(Editor’s Note: Remarks by Douglas A. Hicks, provost and dean of faculty, at the transfer of art ceremony held at the Center for Aboriginal Studies, Curtin University, in Perth, Australia, on May 8, 2013.)
Vice Chancellor Hacket, distinguished government officials, faculty and staff at Curtin and Colgate universities, and honored colleagues from Western Australia and the Noongar boodja:
Thank you for the generous welcome. There are so many people to thank here at Curtin and in Noongar country, and I could not name them all, people who have built up relationships with Colgate. These are just a few: Simon Forrest, Chris Malcolm, Ted Wilkes, Kim Scott, Julian Goddard, and Anna Haebich.
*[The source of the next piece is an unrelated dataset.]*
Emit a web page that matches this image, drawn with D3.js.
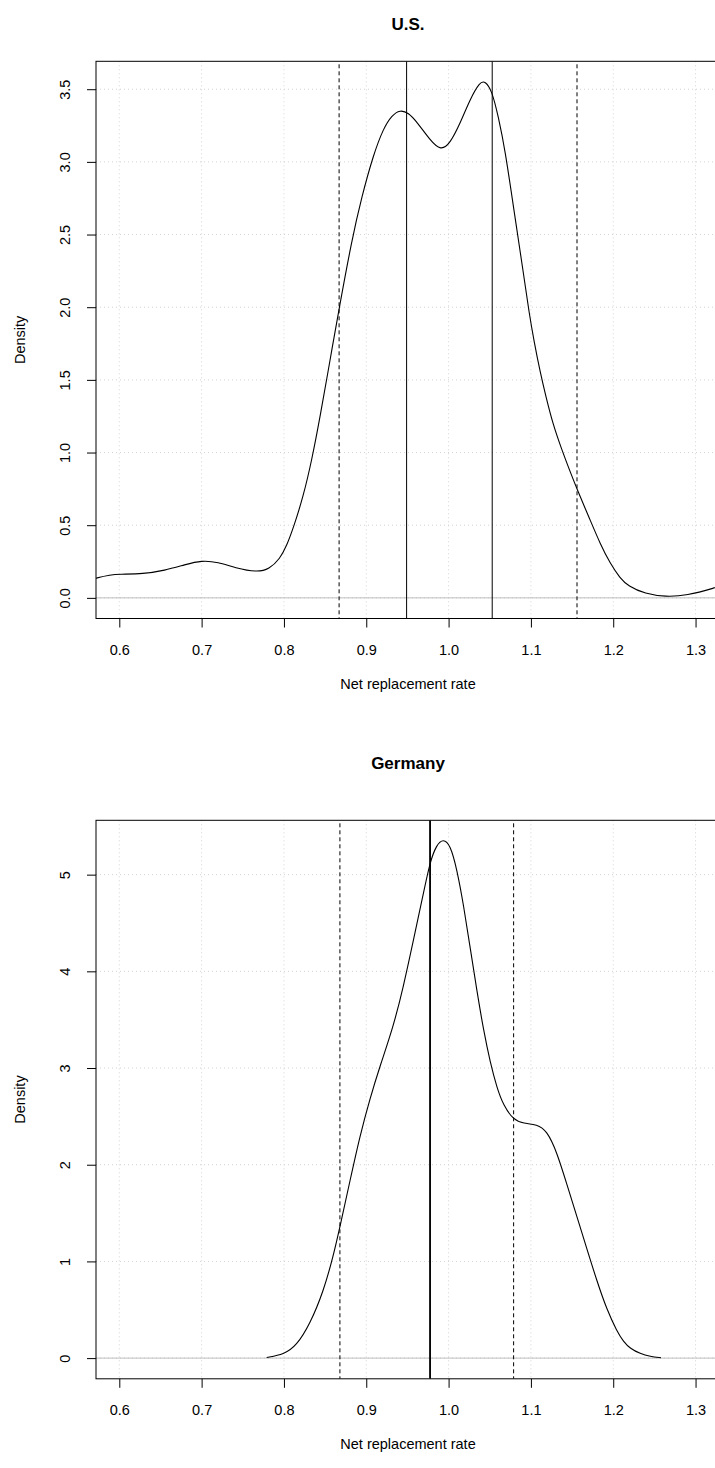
<!DOCTYPE html>
<html>
<head>
<meta charset="utf-8">
<script src="https://cdnjs.cloudflare.com/ajax/libs/d3/7.8.5/d3.min.js"></script>
<style>
  body { margin: 0; background: #fff; }
  text { font-family: "Liberation Sans", Arial, sans-serif; fill: #000; }
</style>
</head>
<body>
<div id="chart"></div>
<script>
// tick labels
const xTicks = [0.6, 0.7, 0.8, 0.9, 1.0, 1.1, 1.2, 1.3];
const usYTicks = [0, 0.5, 1, 1.5, 2, 2.5, 3, 3.5];
const deYTicks = [0, 1, 2, 3, 4, 5];

// density estimates, [rate, density]
const usDensity = [
  [0.560, 0.115], [0.5726, 0.138], [0.589, 0.158], [0.600, 0.163], [0.629, 0.165],
  [0.655, 0.188], [0.680, 0.229], [0.700, 0.258], [0.720, 0.246], [0.741, 0.206],
  [0.767, 0.176], [0.782, 0.197], [0.7953, 0.270], [0.8034, 0.360], [0.8114, 0.480],
  [0.8236, 0.700], [0.8338, 0.947], [0.8439, 1.245], [0.856, 1.636], [0.8673, 2.000],
  [0.8824, 2.461], [0.8945, 2.760], [0.9087, 3.050], [0.9208, 3.230], [0.931, 3.320],
  [0.9411, 3.358], [0.9512, 3.338], [0.9614, 3.276], [0.9775, 3.149], [0.9905, 3.076],
  [1.0018, 3.126], [1.014, 3.264], [1.026, 3.430], [1.038, 3.550], [1.0443, 3.556],
  [1.0525, 3.493], [1.0605, 3.310], [1.0687, 3.080], [1.0788, 2.690], [1.091, 2.232],
  [1.0978, 1.960], [1.104, 1.760], [1.111, 1.560], [1.118, 1.390], [1.127, 1.190],
  [1.1375, 1.020], [1.1475, 0.870], [1.1565, 0.741], [1.172, 0.535], [1.184, 0.374],
  [1.1962, 0.237], [1.2084, 0.135], [1.218, 0.082], [1.2386, 0.0275], [1.264, 0.007],
  [1.289, 0.016], [1.324, 0.069], [1.340, 0.100]
];
const deDensity = [
  [0.779, 0.007], [0.800, 0.037], [0.8154, 0.130], [0.8316, 0.352], [0.8478, 0.685],
  [0.860, 1.056], [0.8688, 1.389], [0.8802, 1.833], [0.8923, 2.300], [0.9045, 2.685],
  [0.9166, 3.019], [0.9328, 3.426], [0.9449, 3.833], [0.9571, 4.315], [0.9692, 4.796],
  [0.9773, 5.130], [0.9854, 5.310], [0.9935, 5.370], [1.002, 5.310], [1.0101, 5.056],
  [1.0182, 4.685], [1.0263, 4.241], [1.0344, 3.796], [1.0425, 3.389], [1.0506, 3.056],
  [1.0587, 2.796], [1.0668, 2.611], [1.0789, 2.463], [1.0911, 2.426], [1.1073, 2.419],
  [1.1194, 2.352], [1.1316, 2.130], [1.1437, 1.796], [1.1559, 1.463], [1.168, 1.130],
  [1.1802, 0.796], [1.1923, 0.500], [1.2045, 0.278], [1.2125, 0.170], [1.2206, 0.100],
  [1.2328, 0.045], [1.245, 0.017], [1.258, 0.004]
];

// reference lines
const usSolid = [0.949, 1.053];
const usDashed = [0.867, 1.156];
const deSolid = [0.977, 0.978];
const deDashed = [0.868, 1.079];

const W = 715, H = 1468;
const left = 96, right = 720;

const svg = d3.select("#chart")
  .append("svg")
  .attr("width", W)
  .attr("height", H);

function panel(p) {
  const x = d3.scaleLinear().domain([0.5717, 1.3297]).range([left, right]);
  const y = d3.scaleLinear().domain(p.yDomain).range([p.bottom, p.top]);
  const g = svg.append("g");

  g.append("clipPath").attr("id", "clip" + p.id)
    .append("rect")
    .attr("x", left).attr("y", p.top)
    .attr("width", right - left).attr("height", p.bottom - p.top);

  const inner = g.append("g").attr("clip-path", `url(#clip${p.id})`);

  // grid
  inner.selectAll(".vg").data(xTicks).join("line")
    .attr("x1", d => x(d)).attr("x2", d => x(d))
    .attr("y1", p.top).attr("y2", p.bottom)
    .attr("stroke", "#d3d3d3").attr("stroke-dasharray", "1,3");
  inner.selectAll(".hg").data(p.yTicks).join("line")
    .attr("x1", left).attr("x2", right)
    .attr("y1", d => y(d)).attr("y2", d => y(d))
    .attr("stroke", "#d3d3d3").attr("stroke-dasharray", "1,3");

  // zero line
  inner.append("line")
    .attr("x1", left).attr("x2", right)
    .attr("y1", y(0)).attr("y2", y(0))
    .attr("stroke", "#bebebe");

  // vertical reference lines
  inner.selectAll(".solid").data(p.solid).join("line")
    .attr("x1", d => x(d)).attr("x2", d => x(d))
    .attr("y1", p.top).attr("y2", p.bottom)
    .attr("stroke", "#000");
  inner.selectAll(".dashed").data(p.dashed).join("line")
    .attr("x1", d => x(d)).attr("x2", d => x(d))
    .attr("y1", p.top + 3).attr("y2", p.bottom)
    .attr("stroke", "#000").attr("stroke-dasharray", "4,3");

  // density curve
  inner.append("path")
    .datum(p.data)
    .attr("fill", "none")
    .attr("stroke", "#000")
    .attr("stroke-width", 1.1)
    .attr("d", d3.line().x(d => x(d[0])).y(d => y(d[1])).curve(d3.curveBasis));

  // box
  g.append("rect")
    .attr("x", left).attr("y", p.top)
    .attr("width", right - left).attr("height", p.bottom - p.top)
    .attr("fill", "none").attr("stroke", "#000");

  // x axis
  const xa = g.append("g")
    .attr("transform", `translate(0,${p.bottom})`)
    .call(d3.axisBottom(x).tickValues(xTicks).tickSize(9).tickPadding(17).tickFormat(d3.format(".1f")));
  xa.select(".domain").remove();
  xa.selectAll("text").attr("font-size", 14.5).attr("font-family", null);

  // y axis, labels parallel to axis
  const ya = g.append("g")
    .attr("transform", `translate(${left},0)`)
    .call(d3.axisLeft(y).tickValues(p.yTicks).tickSize(9).tickFormat(d3.format(p.fmt)));
  ya.select(".domain").remove();
  ya.selectAll("text")
    .attr("x", null).attr("dy", null)
    .attr("font-size", 14.5).attr("font-family", null)
    .attr("text-anchor", "middle")
    .attr("transform", "translate(-26,0) rotate(-90)");

  // titles
  g.append("text")
    .attr("x", (left + right) / 2).attr("y", p.titleY)
    .attr("text-anchor", "middle")
    .attr("font-size", 17).attr("font-weight", "bold")
    .text(p.title);
  g.append("text")
    .attr("x", (left + right) / 2).attr("y", p.bottom + 70)
    .attr("text-anchor", "middle")
    .attr("font-size", 14.5)
    .text("Net replacement rate");
  g.append("text")
    .attr("transform", `translate(25,${(p.top + p.bottom) / 2}) rotate(-90)`)
    .attr("text-anchor", "middle")
    .attr("font-size", 14.5)
    .text("Density");
}

panel({id: 1, title: "U.S.", titleY: 30, top: 61.3, bottom: 618.5,
  yDomain: [-0.142, 3.692], yTicks: usYTicks, fmt: ".1f",
  data: usDensity, solid: usSolid, dashed: usDashed});

panel({id: 2, title: "Germany", titleY: 769, top: 820.3, bottom: 1378.8,
  yDomain: [-0.214, 5.562], yTicks: deYTicks, fmt: "d",
  data: deDensity, solid: deSolid, dashed: deDashed});
</script>
</body>
</html>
And special appreciation to Jaime Philipps in nurturing Colgate’s relationship with Curtin.
And Noongar elders and leaders from the Great Southern: Mr Angus Wallam, Ezzard Flowers, Lynley Pickett, Sandra Hill, Peter Farmer, Eugene Eades, and Laurel Nannup.
You all have helped educate our 50 or more Colgate students who have come to Australia over the years to study the Carrolup art in its multiple contexts.
I am honored to represent Colgate University to mark this momentous return of a treasured art collection. This voluntary transfer of Carrolup children’s art became possible because of what we universities do best: teaching students about worlds unfamiliar to them, including histories of suffering; undertaking research and discovery; and acting collaboratively for the public good.
Yesterday I had the privilege of visiting the Carrolup Native Settlement and School. I stood on the dusty streets in front of what was the schoolhouse, and I was overcome with the vision of children—a hundred children—immensely imaginative and talented, persevering and expressing themselves through their drawing. Yesterday was a pilgrimage of sorts; not only a trek through the bush and down remote dirt roads, but a visit to a sacred, or set-apart, place.
I am told that for the Noongar, an emu can be found in the sky. This emu is located not by tracing the stars but, instead, by seeing in a new way the space among the stars. This being comes to life in the absence of stars. Similarly, the Carrolup settlement is located at the borderland of three shires. It was intentionally isolated, intentionally situated far from cities and towns. Yesterday I
was able to see, in a new way, not just a remote place, but a place full of humanity and the creative life of children.
At our ceremony today, the Carrolup school is far from absent. It is central in our minds, as we celebrate the resilience and notable talents of young boys who have left for us their art. They captured on paper visions of their environment that most of us were unable to see. Their remarkable human spirit continued to shine through despite harsh living conditions.
Indeed, these beautiful drawings communicate ‘care and love of country.’ Our Colgate students have had the privilege of hearing the stories of Carrolup directly from Noongar people and families; stories that have transformed their vision of the world.
It is now the time for the artwork to better serve Noongar, and all Australian, students – by teaching the strength and beauty of Noongar culture and heritage, and offering inspiration for the future.
We at Colgate University are pleased to have our story now be permanently intertwined with Curtin University and the Carrolup story. May the memory of the children of Carrolup, and their artwork, offer us all a pathway to the future. May we see in a new way collaborations for artistic educational benefit, and for improving the human condition for Noongar and other communities. And may we continue to build up the friendship between the Colgate community and all people of Western Australia.